A “tinker” is (or was) an itinerant craftsman who would travel from village to village fixing metal utensils — pots, pans, kitchen knives, and the like. They were generally held in pretty low repute, and tended to be ready targets for derision.
The profession is obsolete nowadays (nobody mends metal utensils; we just buy new ones), but the word “tinker” is still used in at least one phrase: “a tinker’s dam.” Or it might be “a tinker’s damn.” And you’ll also hear it as “a tinker’s darn.” The usage of the phrase is usually in the form of “I don’t give a tinker’s dam/n/rn,” meaning whatever you’re talking about is so worthless it’s beneath notice (except of course that you’ve just called attention directly to whatever it is).
Oddly enough, there’s a plausible case that all three variants — or at least two of them — are original. In the course of their work tinkers might need to apply heat to an item to be mended, to melt some solder. To cool the item quickly, they needed a bit of water, and a common practice (which you can sometimes still see used today by historical reenactors) was to build a little dam of clay on the workbench to contain a pool of water. Or the pool might alternatively contain melted solder to more easily apply to the item under work. That was “a tinker’s dam.” There are references to the practice in The Practical Dictionary of Mechanics by Edward H. Knight in 1877. He described it as “A wall of dough raised around a place…to flood with a coat of solder.”

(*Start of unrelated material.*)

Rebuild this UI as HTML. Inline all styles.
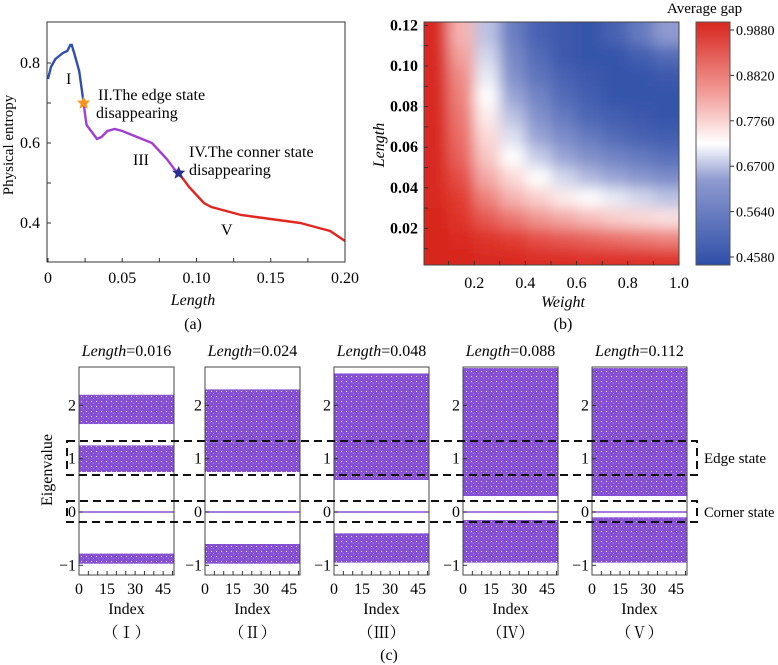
<!DOCTYPE html>
<html><head><meta charset="utf-8"><style>
body{margin:0;background:#fff}
svg{display:block;font-family:"Liberation Serif",serif}
</style></head><body>
<svg id="fig" width="778" height="665" viewBox="0 0 778 665">
<defs>
<pattern id="speck" width="5" height="5" patternUnits="userSpaceOnUse">
<rect width="5" height="5" fill="#8650d4"/><rect x="1" y="1" width="1" height="1" fill="#e8dcf8"/><rect x="3" y="3" width="1" height="1" fill="#a47ae0"/>
</pattern>
<linearGradient id="cbar" x1="0" y1="1" x2="0" y2="0">
<stop offset="0" stop-color="#2f4fa8"/><stop offset="0.35" stop-color="#8e9ad0"/><stop offset="0.5" stop-color="#ffffff"/><stop offset="0.7" stop-color="#f2a09c"/><stop offset="1" stop-color="#d7261e"/>
</linearGradient>
<filter id="blur" x="0" y="0" width="1" height="1"><feGaussianBlur stdDeviation="7"/></filter>
<clipPath id="hmclip"><rect x="424" y="22" width="255" height="243"/></clipPath>
</defs>
<g id="pa"></g>
<g id="pb"></g>
<g id="pc"></g>
</svg>
<script>
// ---- Panel (a) data ----
const entropyX = [0,0.002,0.005,0.01,0.013,0.015,0.016,0.018,0.021,0.024];
const entropyY = [0.76,0.79,0.81,0.825,0.83,0.845,0.845,0.82,0.78,0.70];
const entropyX2 = [0.024,0.025,0.026,0.028,0.03,0.033,0.036,0.04,0.045,0.05,0.06,0.07,0.075,0.08,0.085,0.088];
const entropyY2 = [0.70,0.67,0.645,0.635,0.625,0.61,0.615,0.63,0.635,0.63,0.615,0.60,0.58,0.56,0.535,0.525];
const entropyX3 = [0.088,0.09,0.095,0.1,0.105,0.11,0.115,0.12,0.13,0.14,0.15,0.16,0.17,0.18,0.19,0.2];
const entropyY3 = [0.525,0.515,0.49,0.47,0.45,0.44,0.435,0.43,0.42,0.415,0.41,0.405,0.40,0.39,0.38,0.355];
const aXTicks = [0,0.05,0.10,0.15,0.20];
const aXTickLabels = ["0","0.05","0.10","0.15","0.20"];
const aYTicks = [0.4,0.6,0.8];
const aYTickLabels = ["0.4","0.6","0.8"];
// ---- Panel (b) data ----
const weightCenters = [0.05,0.15,0.25,0.35,0.45,0.55,0.65,0.75,0.85,0.95];
const lengthCenters = [0.115,0.105,0.095,0.085,0.075,0.065,0.055,0.045,0.035,0.025,0.015,0.005];
const gapRows = [
[.98,.80,.66,.56,.50,.48,.47,.50,.55,.62],
[.98,.82,.68,.58,.52,.48,.47,.47,.49,.52],
[.98,.84,.70,.60,.54,.50,.48,.47,.47,.48],
[.98,.85,.72,.63,.57,.52,.49,.47,.47,.47],
[.98,.86,.74,.66,.60,.55,.51,.49,.48,.47],
[.98,.87,.76,.69,.63,.59,.55,.52,.50,.49],
[.98,.88,.78,.72,.67,.63,.60,.57,.55,.53],
[.98,.90,.81,.76,.72,.68,.65,.63,.61,.59],
[.98,.92,.85,.80,.77,.74,.72,.70,.68,.66],
[.99,.94,.89,.86,.83,.81,.79,.77,.76,.75],
[.99,.97,.94,.92,.90,.89,.88,.87,.86,.85],
[.99,.99,.98,.97,.96,.96,.95,.95,.95,.94]];
const bXTicks = [0.2,0.4,0.6,0.8,1.0];
const bXTickLabels = ["0.2","0.4","0.6","0.8","1.0"];
const bYTicks = [0.02,0.04,0.06,0.08,0.10,0.12];
const bYTickLabels = ["0.02","0.04","0.06","0.08","0.10","0.12"];
const cbarTicks = [0.988,0.882,0.776,0.670,0.564,0.458];
const cbarTickLabels = ["0.9880","0.8820","0.7760","0.6700","0.5640","0.4580"];
// ---- Panel (c) data ----
const panelTitles = ["0.016","0.024","0.048","0.088","0.112"];
const panelNumerals = ["（Ⅰ）","（Ⅱ）","（Ⅲ）","（Ⅳ）","（Ⅴ）"];
const bandLow = [[1.65,0.75,-0.97],[1.3,0.75,-0.97],[0.6,-0.95],[0.3,-0.95],[0.3,-0.95]];
const bandHigh = [[2.2,1.25,-0.78],[2.3,1.3,-0.6],[2.6,-0.4],[2.7,-0.15],[2.7,-0.1]];
const cXTicks = [0,15,30,45];
const cYTicks = [-1,0,1,2];
const cYTickLabels = ["−1","0","1","2"];

const NS="http://www.w3.org/2000/svg";
const FS=16;
function mk(parent,tag,attrs,text){const e=document.createElementNS(NS,tag);for(const k in attrs)e.setAttribute(k,attrs[k]);if(text!==undefined)e.textContent=text;parent.appendChild(e);return e;}

// ===== Panel a =====
const pa=document.getElementById('pa');
const ax=v=>48+v/0.2*297, ay=v=>63+(0.8-v)*400;
function drawLine(xs,ys,col,name){
  const p=mk(pa,'polyline',{points:xs.map((x,i)=>ax(x)+','+ay(ys[i])).join(' '),fill:'none',stroke:col,'stroke-width':2.4});
  
  
}
drawLine(entropyX,entropyY,'#2f4fb0','entropy-segment-1');
drawLine(entropyX2,entropyY2,'#a13fd0','entropy-segment-2');
drawLine(entropyX3,entropyY3,'#e0261e','entropy-segment-3');
let fr=mk(pa,'rect',{x:47,y:22,width:298,height:240,fill:'none',stroke:'#333','stroke-width':1});

for(let v=0;v<=0.2001;v+=0.025){mk(pa,'line',{x1:ax(v),x2:ax(v),y1:262,y2:258,stroke:'#333'});}
aXTicks.forEach((v,i)=>{const t=mk(pa,'text',{x:ax(v),y:283,'text-anchor':'middle','font-size':FS},aXTickLabels[i]);});
[0.4,0.5,0.6,0.7,0.8].forEach(v=>mk(pa,'line',{x1:47,x2:51,y1:ay(v),y2:ay(v),stroke:'#333'}));
aYTicks.forEach((v,i)=>{const t=mk(pa,'text',{x:40,y:ay(v)+5,'text-anchor':'end','font-size':FS},aYTickLabels[i]);});
let t;
t=mk(pa,'text',{x:0,y:0,transform:'translate(13,145) rotate(-90)','text-anchor':'middle','font-size':15},'Physical entropy');
t=mk(pa,'text',{x:193,y:305,'text-anchor':'middle','font-size':FS,'font-style':'italic'},'Length');
t=mk(pa,'text',{x:193,y:329,'text-anchor':'middle','font-size':FS},'(a)');
const ann=[[66,84,'I'],[98,100,'II.The edge state'],[96,118,'disappearing'],[133,165,'III'],[189,157,'IV.The conner state'],[189,175,'disappearing'],[221,235,'V']];
ann.forEach(a=>{const e=mk(pa,'text',{x:a[0],y:a[1],'font-size':FS},a[2]);});
function star(cx,cy,r,col,name){let pts=[];for(let i=0;i<10;i++){const rr=i%2?r*0.45:r;const a=-Math.PI/2+i*Math.PI/5;pts.push((cx+rr*Math.cos(a)).toFixed(1)+','+(cy+rr*Math.sin(a)).toFixed(1));}
const s=mk(pa,'polygon',{points:pts.join(' '),fill:col});}
star(ax(0.024),ay(0.70),7,'#f7931e','edge-disappearing-star');
star(ax(0.088),ay(0.525),7,'#2a2f8f','corner-disappearing-star');

// ===== Panel b =====
const pb=document.getElementById('pb');
const bx=v=>423+v*256, by=v=>269-v/0.02*40.6;
function gapColor(v){
  const stops=[[0.458,[47,79,168]],[0.62,[142,154,208]],[0.72,[255,255,255]],[0.82,[242,160,156]],[0.92,[225,60,50]],[0.99,[215,38,30]]];
  if(v<=stops[0][0])return 'rgb('+stops[0][1]+')';
  for(let i=1;i<stops.length;i++){if(v<=stops[i][0]){const f=(v-stops[i-1][0])/(stops[i][0]-stops[i-1][0]);const c=stops[i-1][1].map((a,k)=>Math.round(a+(stops[i][1][k]-a)*f));return 'rgb('+c+')';}}
  return 'rgb('+stops[stops.length-1][1]+')';
}
const hmOuter=mk(pb,'g',{'clip-path':'url(#hmclip)'});
const hm=mk(hmOuter,'g',{filter:'url(#blur)'});
mk(hm,'rect',{x:400,y:0,width:300,height:290,fill:gapColor(0.9)});
gapRows.forEach((row,ri)=>row.forEach((v,ci)=>{
  const w0=weightCenters[ci]-0.05,l0=lengthCenters[ri]+0.005;
  let x=bx(w0),y=by(l0),w=bx(weightCenters[ci]+0.05)-x,h=by(lengthCenters[ri]-0.005)-y;
  if(ci===0){x-=20;w+=20;} if(ci===row.length-1)w+=20; if(ri===0){y-=20;h+=20;} if(ri===gapRows.length-1)h+=20;
  const c=mk(hm,'rect',{x:x,y:y,width:w+0.5,height:h+0.5,fill:gapColor(v)});
  
  
}));
fr=mk(pb,'rect',{x:424,y:22,width:255,height:243,fill:'none',stroke:'#444'});
for(let v=0.1;v<=1.0;v+=0.1)mk(pb,'line',{x1:bx(v),x2:bx(v),y1:265,y2:261,stroke:'#333'});
bXTicks.forEach((v,i)=>{const e=mk(pb,'text',{x:bx(v),y:288,'text-anchor':'middle','font-size':FS},bXTickLabels[i]);});
for(let v=0.01;v<=0.12;v+=0.01)mk(pb,'line',{x1:424,x2:428,y1:by(v),y2:by(v),stroke:'#333'});
bYTicks.forEach((v,i)=>{const e=mk(pb,'text',{x:418,y:by(v)+5,'text-anchor':'end','font-size':FS,'font-weight':'bold'},bYTickLabels[i]);});
t=mk(pb,'text',{x:0,y:0,transform:'translate(384,145) rotate(-90)','text-anchor':'middle','font-size':FS,'font-style':'italic'},'Length');
t=mk(pb,'text',{x:563,y:307,'text-anchor':'middle','font-size':FS,'font-style':'italic'},'Weight');
t=mk(pb,'text',{x:563,y:329,'text-anchor':'middle','font-size':FS},'(b)');
let cb=mk(pb,'rect',{x:696,y:22,width:34,height:243,fill:'url(#cbar)',stroke:'#555'});
const cy=v=>30+(0.988-v)/(0.988-0.458)*227;
cbarTicks.forEach((v,i)=>{mk(pb,'line',{x1:730,x2:734,y1:cy(v),y2:cy(v),stroke:'#333'});const e=mk(pb,'text',{x:736,y:cy(v)+5,'font-size':14},cbarTickLabels[i]);});
t=mk(pb,'text',{x:667,y:13,'font-size':15},'Average gap');

// ===== Panel c =====
const pc=document.getElementById('pc');
const panelLeft=[79,205,334,463,592];
const cyv=v=>512-v*53.3;
panelTitles.forEach((title,p)=>{
  const L=panelLeft[p],W=95;
  const cx=i=>L+i*1.87;
  const g=mk(pc,'g',{});
  
  
  bandLow[p].forEach((lo,b)=>{
    const hi=bandHigh[p][b];
    const r=mk(g,'rect',{x:L,y:cyv(hi),width:W,height:cyv(lo)-cyv(hi),fill:'url(#speck)'});
    
    
  });
  const z=mk(g,'line',{x1:L,x2:L+W,y1:cyv(0),y2:cyv(0),stroke:'#8a4fd6','stroke-width':1.5});
  
  mk(g,'rect',{x:L,y:367,width:W,height:208,fill:'none',stroke:'#444'});
  for(let i=5;i<=50;i+=5)mk(g,'line',{x1:cx(i),x2:cx(i),y1:575,y2:571,stroke:'#333'});
  cXTicks.forEach(v=>{const e=mk(g,'text',{x:cx(v),y:594,'text-anchor':'middle','font-size':FS},String(v));});
  cYTicks.forEach((v,i)=>{mk(g,'line',{x1:L,x2:L+4,y1:cyv(v),y2:cyv(v),stroke:'#333'});const e=mk(g,'text',{x:L-3,y:cyv(v)+5,'text-anchor':'end','font-size':FS},cYTickLabels[i]);});
  const tt=mk(g,'text',{x:L+W/2,y:356,'text-anchor':'middle','font-size':FS});
  
  mk(tt,'tspan',{'font-style':'italic'},'Length');mk(tt,'tspan',{},'='+title);
  let e=mk(g,'text',{x:L+W/2,y:614,'text-anchor':'middle','font-size':FS},'Index');
  e=mk(g,'text',{x:L+W/2,y:638,'text-anchor':'middle','font-size':FS,'font-family':'"Liberation Serif","Noto Serif CJK SC",serif'},panelNumerals[p]);
});
t=mk(pc,'text',{x:0,y:0,transform:'translate(52,470) rotate(-90)','text-anchor':'middle','font-size':FS},'Eigenvalue');
let db=mk(pc,'path',{d:'M67,441 H697 V475 H67 Z',fill:'none',stroke:'#111','stroke-width':2,'stroke-dasharray':'8,5'});
db=mk(pc,'path',{d:'M67,501 H697 V522 H67 Z',fill:'none',stroke:'#111','stroke-width':2,'stroke-dasharray':'8,5'});
t=mk(pc,'text',{x:704,y:463,'font-size':15},'Edge state');
t=mk(pc,'text',{x:704,y:517,'font-size':14.5},'Corner state');
t=mk(pc,'text',{x:389,y:660,'text-anchor':'middle','font-size':FS},'(c)');
</script>
</body></html>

However, tinkers were also famous for their impolite language; just as sailors’ language resulted in common phrases such as “curse like a sailor,” there were a number of tinker-related sayings: “swear like a tinker,” “quarrelsome as a tinker,” and, of course “a tinker’s damn” (or “a tinker’s curse”).
These phrases were commonly used in English starting around the 1200s (when the word “tinker” itself appeared from nobody-knows-where). The modern variant about “not giving a tinker’s damn” arose in the 1700s when similar constructions became common. “Not worth a curse,” “not give a curse,” “not care a curse,” and similar phrases appeared. Even Thomas Jefferson, in a 1763 letter, wrote “I do not conceive that any thing can happen…which you would give a curse to know.”
By the 1800s the tinker-related phrases had reached their peak of popular usage. The Oxford English Dictionary suggests it was due to “the reputed addiction of tinkers to profane swearing.”
As for “a tinker’s darn,” it’s a modern version watered down for public consumption, as in a 2003 on CNN when Joe Biden (Senator Biden at the time) said “None of [the Iraqi security forces] are worth a tinker’s darn.” But as with most political language, that particular phrase probably isn’t worth a tinker’s damn.